Welcome to the homepage of the BIGDATA: Mid-Scale: ESCE: DCM: Collaborative Research: DataBridge – A Sociometric System for Long-Tail Science Data Collections project.

For updates on the project, check out the News page.


About DataBridge

There are currently thousands of scientists creating millions of data sets describing an increasingly diverse matrix of social and physical phenomena. This rapid increase in both amount and diversity of data implies a corresponding increase in the potential of data to empower important new collaborative research initiatives. However, the sheer volume and diversity of data presents a new set of challenges in locating all of the data relevant to a particular line of research. Taking full advantage of the unique data managed by the “long-tail of science” requires new tools specifically created to assist scientists in their search for relevant data sets. DataBridge is an e-science collaboration environment tool designed specifically for the exploration of a rich set of sociometric tools and the corresponding space of relevance algorithms, and their adaptation to define semantic bridges that link large numbers of diverse datasets into a sociometric network. Data from several large NSF funded projects will be analyzed to develop relevance-based data discovery methods. Sociometric network analysis (SNA) algorithms will be used to explore the space of relevancy (different ways data can be related to each other) by metadata and ontology, by pattern analysis and feature extraction, and via human connections.
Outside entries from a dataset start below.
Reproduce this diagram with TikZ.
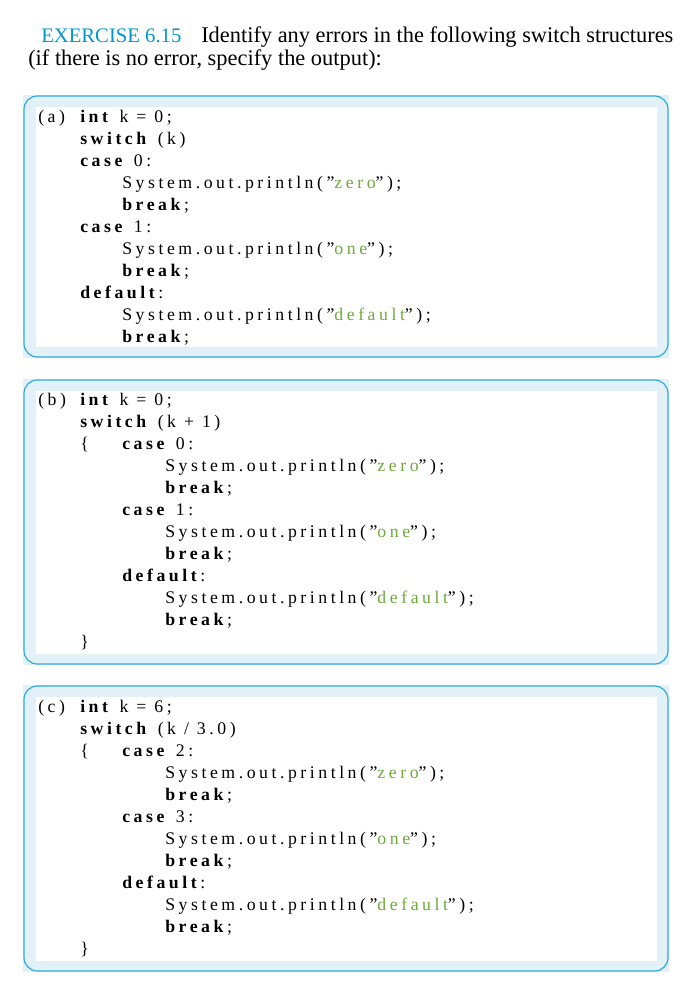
\documentclass[tikz,border=0pt]{standalone}
\usepackage{fontspec}
\setmainfont{Liberation Serif}
\newfontfamily\codefont[LetterSpace=20]{Liberation Serif}
\definecolor{exblue}{RGB}{0,150,210}
\definecolor{boxline}{RGB}{45,170,225}
\definecolor{boxfill}{RGB}{226,240,248}
\definecolor{strgreen}{RGB}{110,170,60}
\newcommand{\kw}[1]{\textbf{#1}}
\newcommand{\str}[1]{”\textcolor{strgreen}{#1}”}
\tikzset{code/.style={anchor=base west,inner sep=0pt,font=\codefont\fontsize{13.3}{15}\selectfont},
 hdr/.style={anchor=base west,inner sep=0pt,font=\fontsize{16.8}{19}\selectfont}}
\newcommand{\codebox}[3]{%
 \fill[boxfill] (23,#1) rectangle (669,#2);
 \fill[white] (36,#1+12) rectangle (657,#2-11);
 \draw[boxline,line width=0.9pt,rounded corners=10] (24,#1+1) rectangle (668,#2-1);
 \node[code] (#3) at (38,#1+27) {};}
\begin{document}
\begin{tikzpicture}[x=0.75pt,y=-0.75pt]
\useasboundingbox (0,0) rectangle (696,986);
\node[hdr,text=exblue,font=\fontsize{15.5}{19}\selectfont] (ex) at (41,42) {EXERCISE 6.15};
\node[hdr] (t1) at (201,42) {Identify any errors in the following switch structures};
\node[hdr] (t2) at (28,65) {(if there is no error, specify the output):};
% (a)
\codebox{95}{358}{ba}
\node[code] (a0) at (38,122) {(a)};
\node[code] (a1) at (80,122) {\kw{int} k = 0;};
\node[code] (a2) at (80,144) {\kw{switch} (k)};
\node[code] (a3) at (80,166) {\kw{case} 0:};
\node[code] (a4) at (122,188) {System.out.println(\str{zero});};
\node[code] (a5) at (122,210) {\kw{break};};
\node[code] (a6) at (80,232) {\kw{case} 1:};
\node[code] (a7) at (122,254) {System.out.println(\str{one});};
\node[code] (a8) at (122,276) {\kw{break};};
\node[code] (a9) at (80,298) {\kw{default}:};
\node[code] (a10) at (122,320) {System.out.println(\str{default});};
\node[code] (a11) at (122,342) {\kw{break};};
% (b)
\codebox{379}{665}{bb}
\node[code] (b0) at (38,405) {(b)};
\node[code] (b1) at (80,405) {\kw{int} k = 0;};
\node[code] (b2) at (80,427) {\kw{switch} (k + 1)};
\node[code] (b3) at (80,449) {\{};
\node[code] (b4) at (122,449) {\kw{case} 0:};
\node[code] (b5) at (165,471) {System.out.println(\str{zero});};
\node[code] (b6) at (165,493) {\kw{break};};
\node[code] (b7) at (122,515) {\kw{case} 1:};
\node[code] (b8) at (165,537) {System.out.println(\str{one});};
\node[code] (b9) at (165,559) {\kw{break};};
\node[code] (b10) at (122,581) {\kw{default}:};
\node[code] (b11) at (165,603) {System.out.println(\str{default});};
\node[code] (b12) at (165,625) {\kw{break};};
\node[code] (b13) at (80,647) {\}};
% (c)
\codebox{685}{972}{bc}
\node[code] (c0) at (38,712) {(c)};
\node[code] (c1) at (80,712) {\kw{int} k = 6;};
\node[code] (c2) at (80,734) {\kw{switch} (k / 3.0)};
\node[code] (c3) at (80,756) {\{};
\node[code] (c4) at (122,756) {\kw{case} 2:};
\node[code] (c5) at (165,778) {System.out.println(\str{zero});};
\node[code] (c6) at (165,800) {\kw{break};};
\node[code] (c7) at (122,822) {\kw{case} 3:};
\node[code] (c8) at (165,844) {System.out.println(\str{one});};
\node[code] (c9) at (165,866) {\kw{break};};
\node[code] (c10) at (122,888) {\kw{default}:};
\node[code] (c11) at (165,910) {System.out.println(\str{default});};
\node[code] (c12) at (165,932) {\kw{break};};
\node[code] (c13) at (80,954) {\}};
\end{tikzpicture}
\end{document}
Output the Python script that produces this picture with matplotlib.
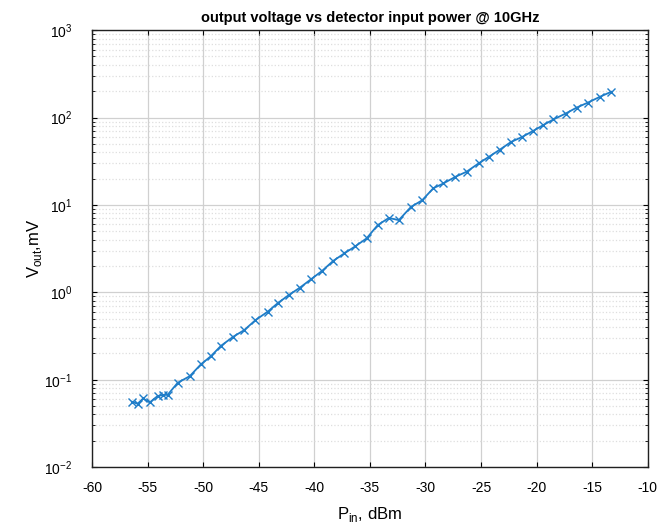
import matplotlib.pyplot as plt
import numpy as np

plt.rcParams['font.family'] = ['Liberation Sans', 'DejaVu Sans']
plt.rcParams['mathtext.fontset'] = 'custom'
plt.rcParams['mathtext.rm'] = 'Liberation Sans'
plt.rcParams['axes.unicode_minus'] = False

# input power, dBm
p_in = [-56.4, -55.9, -55.4, -54.8, -54.1, -53.6, -53.2, -52.3, -51.2, -50.2,
        -49.3, -48.4, -47.3, -46.3, -45.3, -44.2, -43.3, -42.3, -41.3, -40.3,
        -39.3, -38.3, -37.3, -36.3, -35.3, -34.3, -33.3, -32.4, -31.3, -30.3,
        -29.3, -28.4, -27.3, -26.3, -25.2, -24.3, -23.3, -22.3, -21.3, -20.3,
        -19.4, -18.5, -17.4, -16.4, -15.4, -14.3, -13.3]
# output voltage, mV
v_out = [0.056, 0.053, 0.061, 0.055, 0.065, 0.067, 0.067, 0.092, 0.11, 0.15,
         0.186, 0.244, 0.31, 0.37, 0.48, 0.60, 0.75, 0.93, 1.13, 1.41,
         1.76, 2.29, 2.79, 3.37, 4.14, 5.87, 7.1, 6.7, 9.5, 11.3,
         15.5, 17.6, 21.0, 24.0, 30.0, 35.5, 43.0, 52.6, 60.0, 70.5,
         82.0, 95.0, 111.0, 130.0, 148.0, 173.0, 197.0]

fig = plt.figure(figsize=(6.57, 5.29), dpi=100)
ax = fig.add_axes([0.14, 0.117, 0.846, 0.826])

ax.semilogy(p_in, v_out, color='#1f7dc8', marker='x', markersize=6,
            linewidth=1.3, markeredgewidth=1.0)

ax.set_xlim(-60, -10)
ax.set_ylim(1e-2, 1e3)
ax.set_xticks(np.arange(-60, -9, 5))

ax.grid(True, which='major', color='#d0d0d0', linestyle='-', linewidth=0.9)
ax.grid(True, which='minor', axis='y', color='#dedede', linestyle=':', linewidth=0.9)
ax.set_axisbelow(True)

ax.tick_params(which='both', direction='in', top=True, right=True, labelsize=10)
ax.tick_params(axis='x', which='major', pad=10)
ax.tick_params(axis='y', which='major', pad=14)
ax.tick_params(axis='x', which='minor', bottom=False, top=False)
for s in ax.spines.values():
    s.set_linewidth(1.0)
    s.set_color('#202020')

ax.set_title('output voltage vs detector input power @ 10GHz', fontsize=10.5,
             fontweight='bold', pad=6)
ax.set_xlabel(r'P$_{\mathrm{in}}$, dBm', fontsize=12, labelpad=7)
ax.set_ylabel(r'V$_{\mathrm{out}}$,mV', fontsize=12, labelpad=0)

fig.savefig('out.png', dpi=100)
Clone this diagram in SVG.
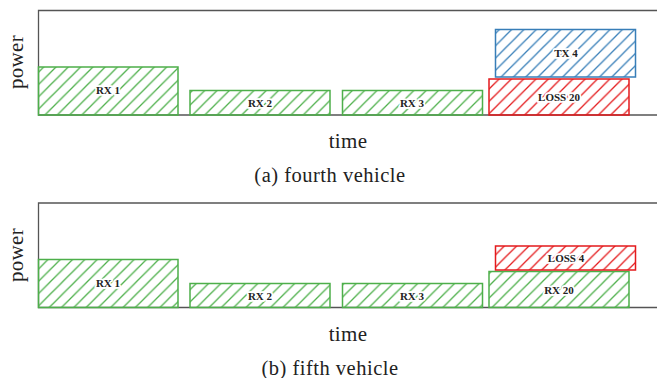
<svg xmlns="http://www.w3.org/2000/svg" width="657" height="378" viewBox="0 0 657 378">
<style>
.ax{fill:none;stroke:#555;stroke-width:1.3}
.g{stroke:#4daf4a;stroke-width:1.5}
.r{stroke:#e41a1c;stroke-width:1.5}
.b{stroke:#377eb8;stroke-width:1.5}
.lbl{font-family:"Liberation Serif",serif;font-size:11px;font-weight:bold;fill:#222;text-anchor:middle;stroke:#fff;stroke-width:3.5;paint-order:stroke;stroke-linejoin:round}
.big{font-family:"Liberation Serif",serif;font-size:21px;fill:#222;text-anchor:middle;letter-spacing:0.3px}
.cap{font-family:"Liberation Serif",serif;font-size:20.5px;fill:#222;text-anchor:middle;letter-spacing:0.5px}
</style>
<defs>
<pattern id="hg" patternUnits="userSpaceOnUse" width="12.3" height="12.3">
<path d="M0,12.3 L12.3,0 M-3,3 L3,-3 M9.3,15.3 L15.3,9.3" stroke="#4daf4a" stroke-width="1.3" fill="none"/>
</pattern>
<pattern id="hr" patternUnits="userSpaceOnUse" width="12.3" height="12.3">
<path d="M0,12.3 L12.3,0 M-3,3 L3,-3 M9.3,15.3 L15.3,9.3" stroke="#e41a1c" stroke-width="1.3" fill="none"/>
</pattern>
<pattern id="hb" patternUnits="userSpaceOnUse" width="12.3" height="12.3">
<path d="M0,12.3 L12.3,0 M-3,3 L3,-3 M9.3,15.3 L15.3,9.3" stroke="#377eb8" stroke-width="1.3" fill="none"/>
</pattern>
</defs>
<g id="panel-a">
<path class="ax" d="M657,10.5 H38.5 V115 H657"/>
<text class="big" transform="translate(23,62) rotate(-90)">power</text>
<text class="big" x="348" y="148">time</text>
<text class="cap" x="330" y="182">(a) fourth vehicle</text>
<g id="a-rx1"><rect class="g" x="38.5" y="67" width="139.5" height="48" fill="url(#hg)"/><text class="lbl" x="108" y="94">RX 1</text></g>
<g id="a-rx2"><rect class="g" x="190" y="90.5" width="140" height="24.5" fill="url(#hg)"/><text class="lbl" x="260" y="106.5">RX 2</text></g>
<g id="a-rx3"><rect class="g" x="342.5" y="90.5" width="140" height="24.5" fill="url(#hg)"/><text class="lbl" x="412" y="106.5">RX 3</text></g>
<g id="a-loss20"><rect class="r" x="489" y="79" width="140" height="36" fill="url(#hr)"/><text class="lbl" x="559" y="100.5">LOSS 20</text></g>
<g id="a-tx4"><rect class="b" x="495.5" y="29.5" width="140" height="47.5" fill="url(#hb)"/><text class="lbl" x="566" y="56.5">TX 4</text></g>
</g>
<g id="panel-b">
<path class="ax" d="M657,203 H38.5 V307.5 H657"/>
<text class="big" transform="translate(23,255) rotate(-90)">power</text>
<text class="big" x="348" y="341">time</text>
<text class="cap" x="330" y="375">(b) fifth vehicle</text>
<g id="b-rx1"><rect class="g" x="38.5" y="259.5" width="139.5" height="48" fill="url(#hg)"/><text class="lbl" x="108" y="286.5">RX 1</text></g>
<g id="b-rx2"><rect class="g" x="190" y="283.5" width="140" height="24" fill="url(#hg)"/><text class="lbl" x="260" y="299.5">RX 2</text></g>
<g id="b-rx3"><rect class="g" x="342.5" y="283.5" width="140" height="24" fill="url(#hg)"/><text class="lbl" x="412" y="299.5">RX 3</text></g>
<g id="b-rx20"><rect class="g" x="489" y="271.5" width="140" height="36" fill="url(#hg)"/><text class="lbl" x="559" y="293.5">RX 20</text></g>
<g id="b-loss4"><rect class="r" x="495.5" y="246" width="140" height="24" fill="url(#hr)"/><text class="lbl" x="566" y="261.5">LOSS 4</text></g>
</g>
</svg>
By linking data, human interactions, and usage methods and practices, rich models of social networks inter-connecting massive long tail science data can be created that enhance scientific collaboration and discovery. DataBridge supports advances in Science and Engineering by directly enabling and improving discovery of relevant scientific data across large, distributed and diverse collections. The system will also provide an easy means of publishing data to the DataBridge and incentivize data producers to do so by enabling collaboration and citation. The design will be domain-agnostic and highly extensible and adaptive, supporting inclusion of new relevance algorithms and indexing techniques. DataBridge will be distributed under an open source license enabling wider use and crowd-sourced improvements of the technology. The concepts developed in the project – semantically linking data through sociometric network analysis – will have an impact on non-scientific data collections and will effectively improve access and discovery of information over the Web.